Below is a listing. Gather each line of it that contains "this".

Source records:
(begin)
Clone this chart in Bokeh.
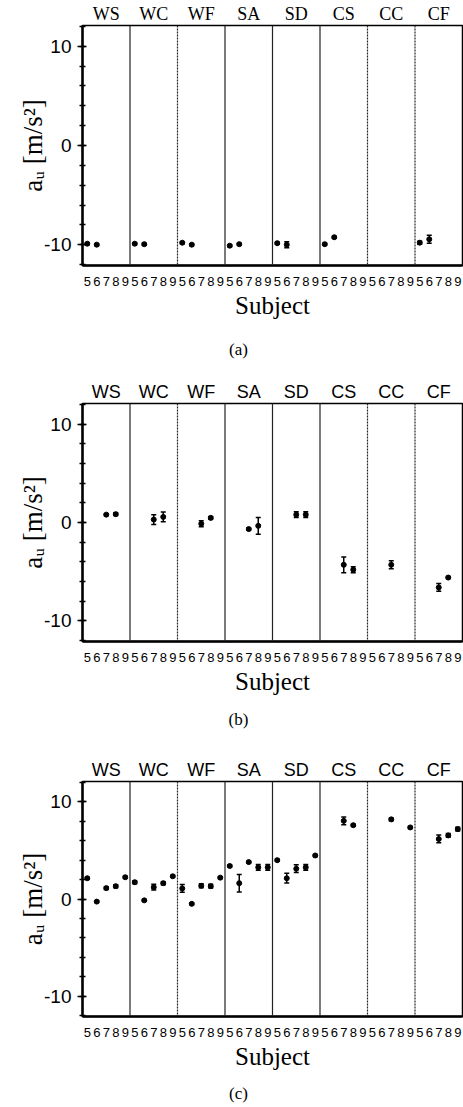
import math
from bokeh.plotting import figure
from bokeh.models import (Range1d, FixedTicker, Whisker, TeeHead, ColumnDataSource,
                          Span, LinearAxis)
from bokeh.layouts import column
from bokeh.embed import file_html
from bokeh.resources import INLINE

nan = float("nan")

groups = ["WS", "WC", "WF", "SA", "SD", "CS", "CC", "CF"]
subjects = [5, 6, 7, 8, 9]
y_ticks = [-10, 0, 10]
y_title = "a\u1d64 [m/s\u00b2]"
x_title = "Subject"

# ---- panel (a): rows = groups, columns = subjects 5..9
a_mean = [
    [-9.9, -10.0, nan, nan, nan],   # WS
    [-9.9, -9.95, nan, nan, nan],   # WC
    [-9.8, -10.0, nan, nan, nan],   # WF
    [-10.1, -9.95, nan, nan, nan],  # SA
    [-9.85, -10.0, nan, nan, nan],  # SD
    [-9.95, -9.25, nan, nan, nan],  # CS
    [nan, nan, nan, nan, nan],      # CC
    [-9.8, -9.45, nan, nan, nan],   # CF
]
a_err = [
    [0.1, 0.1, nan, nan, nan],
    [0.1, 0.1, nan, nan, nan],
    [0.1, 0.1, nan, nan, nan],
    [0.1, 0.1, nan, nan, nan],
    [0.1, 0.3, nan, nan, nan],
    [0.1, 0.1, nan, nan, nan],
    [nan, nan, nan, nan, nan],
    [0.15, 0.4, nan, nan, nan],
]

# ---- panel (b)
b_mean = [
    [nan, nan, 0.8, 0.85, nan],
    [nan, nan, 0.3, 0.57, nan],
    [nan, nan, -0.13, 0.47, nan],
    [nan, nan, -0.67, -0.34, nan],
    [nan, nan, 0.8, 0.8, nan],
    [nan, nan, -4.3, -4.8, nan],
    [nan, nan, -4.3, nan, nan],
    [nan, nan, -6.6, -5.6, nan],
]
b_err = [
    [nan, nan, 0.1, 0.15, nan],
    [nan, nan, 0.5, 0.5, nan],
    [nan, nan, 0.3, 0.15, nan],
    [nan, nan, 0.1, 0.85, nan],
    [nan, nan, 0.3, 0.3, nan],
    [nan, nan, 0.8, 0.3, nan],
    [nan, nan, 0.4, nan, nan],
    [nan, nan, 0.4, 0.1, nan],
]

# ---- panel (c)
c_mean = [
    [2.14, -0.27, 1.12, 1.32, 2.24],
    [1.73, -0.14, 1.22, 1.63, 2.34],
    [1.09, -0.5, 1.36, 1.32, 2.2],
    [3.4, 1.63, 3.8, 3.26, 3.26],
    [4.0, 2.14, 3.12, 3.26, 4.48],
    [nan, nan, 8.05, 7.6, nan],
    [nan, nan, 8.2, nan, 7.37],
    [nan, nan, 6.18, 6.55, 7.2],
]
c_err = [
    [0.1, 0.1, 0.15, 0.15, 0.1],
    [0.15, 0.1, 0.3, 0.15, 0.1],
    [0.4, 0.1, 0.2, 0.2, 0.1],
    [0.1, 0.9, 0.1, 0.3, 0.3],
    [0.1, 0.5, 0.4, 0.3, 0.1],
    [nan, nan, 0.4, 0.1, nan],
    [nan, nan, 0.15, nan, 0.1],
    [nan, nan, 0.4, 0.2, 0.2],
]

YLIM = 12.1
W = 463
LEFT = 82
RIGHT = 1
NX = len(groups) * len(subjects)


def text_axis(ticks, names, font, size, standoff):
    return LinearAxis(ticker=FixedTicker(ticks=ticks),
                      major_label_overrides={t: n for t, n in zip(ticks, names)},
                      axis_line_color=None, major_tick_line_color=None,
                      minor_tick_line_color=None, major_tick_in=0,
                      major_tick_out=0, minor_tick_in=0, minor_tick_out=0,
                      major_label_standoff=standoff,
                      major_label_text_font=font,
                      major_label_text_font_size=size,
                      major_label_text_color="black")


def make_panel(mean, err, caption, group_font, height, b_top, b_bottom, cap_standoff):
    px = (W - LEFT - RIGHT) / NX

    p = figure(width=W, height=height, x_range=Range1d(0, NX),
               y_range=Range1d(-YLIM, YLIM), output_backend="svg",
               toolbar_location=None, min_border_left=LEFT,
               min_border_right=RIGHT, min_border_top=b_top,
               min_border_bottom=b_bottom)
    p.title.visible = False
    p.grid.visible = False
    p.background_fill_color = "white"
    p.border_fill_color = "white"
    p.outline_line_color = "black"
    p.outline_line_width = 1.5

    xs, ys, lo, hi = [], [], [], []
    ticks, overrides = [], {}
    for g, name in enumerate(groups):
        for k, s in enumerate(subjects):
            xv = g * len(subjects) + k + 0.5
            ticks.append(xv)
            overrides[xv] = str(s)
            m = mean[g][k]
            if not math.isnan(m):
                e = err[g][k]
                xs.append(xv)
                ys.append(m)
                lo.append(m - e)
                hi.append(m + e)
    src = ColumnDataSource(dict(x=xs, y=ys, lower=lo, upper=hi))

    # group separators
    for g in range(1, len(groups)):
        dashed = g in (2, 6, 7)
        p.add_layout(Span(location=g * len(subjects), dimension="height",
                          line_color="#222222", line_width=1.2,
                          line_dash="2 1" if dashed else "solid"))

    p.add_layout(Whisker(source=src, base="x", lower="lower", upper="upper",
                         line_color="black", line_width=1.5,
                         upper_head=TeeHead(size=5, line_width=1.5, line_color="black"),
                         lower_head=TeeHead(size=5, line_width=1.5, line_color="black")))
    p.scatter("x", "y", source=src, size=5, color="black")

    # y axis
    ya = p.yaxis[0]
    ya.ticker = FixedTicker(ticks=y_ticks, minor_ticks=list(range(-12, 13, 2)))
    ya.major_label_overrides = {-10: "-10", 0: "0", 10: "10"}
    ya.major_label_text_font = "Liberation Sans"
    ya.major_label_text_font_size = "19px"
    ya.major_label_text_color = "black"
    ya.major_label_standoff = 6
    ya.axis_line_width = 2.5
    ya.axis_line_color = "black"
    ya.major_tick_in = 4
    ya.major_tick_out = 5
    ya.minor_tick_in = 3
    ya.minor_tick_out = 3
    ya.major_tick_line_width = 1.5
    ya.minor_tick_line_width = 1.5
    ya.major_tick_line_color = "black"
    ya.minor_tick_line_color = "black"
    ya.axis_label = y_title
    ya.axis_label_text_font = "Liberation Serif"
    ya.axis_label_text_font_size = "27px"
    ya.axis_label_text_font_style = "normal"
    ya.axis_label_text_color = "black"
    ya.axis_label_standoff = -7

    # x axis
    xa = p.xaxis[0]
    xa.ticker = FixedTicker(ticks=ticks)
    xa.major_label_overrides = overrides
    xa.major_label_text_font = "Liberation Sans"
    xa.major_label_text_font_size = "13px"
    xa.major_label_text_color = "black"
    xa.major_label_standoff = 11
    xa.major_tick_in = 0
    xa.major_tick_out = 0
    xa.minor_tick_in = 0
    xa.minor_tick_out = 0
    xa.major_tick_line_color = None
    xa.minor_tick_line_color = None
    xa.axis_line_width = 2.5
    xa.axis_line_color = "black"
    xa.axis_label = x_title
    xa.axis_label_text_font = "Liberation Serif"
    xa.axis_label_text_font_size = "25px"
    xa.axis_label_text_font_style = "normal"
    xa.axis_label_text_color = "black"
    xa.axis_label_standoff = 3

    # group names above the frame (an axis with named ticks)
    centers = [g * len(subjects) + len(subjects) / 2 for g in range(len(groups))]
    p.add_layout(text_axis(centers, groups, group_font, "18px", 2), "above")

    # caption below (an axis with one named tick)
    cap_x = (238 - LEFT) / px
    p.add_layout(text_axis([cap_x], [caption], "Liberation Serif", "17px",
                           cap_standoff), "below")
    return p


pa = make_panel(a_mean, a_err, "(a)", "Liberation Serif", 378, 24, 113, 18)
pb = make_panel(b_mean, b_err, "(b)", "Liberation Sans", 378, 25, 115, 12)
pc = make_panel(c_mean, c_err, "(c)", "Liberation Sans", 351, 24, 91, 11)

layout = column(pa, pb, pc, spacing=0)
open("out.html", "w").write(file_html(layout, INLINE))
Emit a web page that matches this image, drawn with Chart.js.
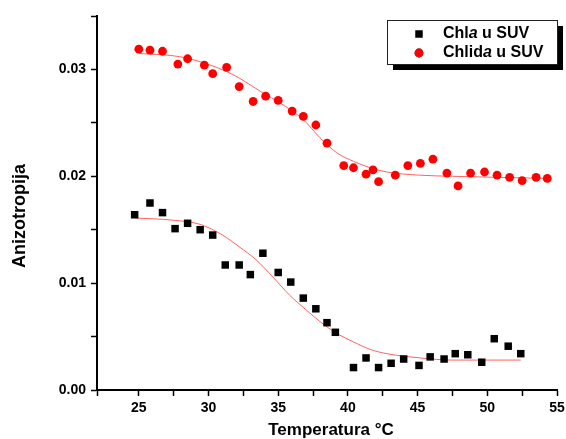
(end)
§ **Written response**
Clone this chart in Bokeh.
Emit a web page that matches this image, drawn with Chart.js.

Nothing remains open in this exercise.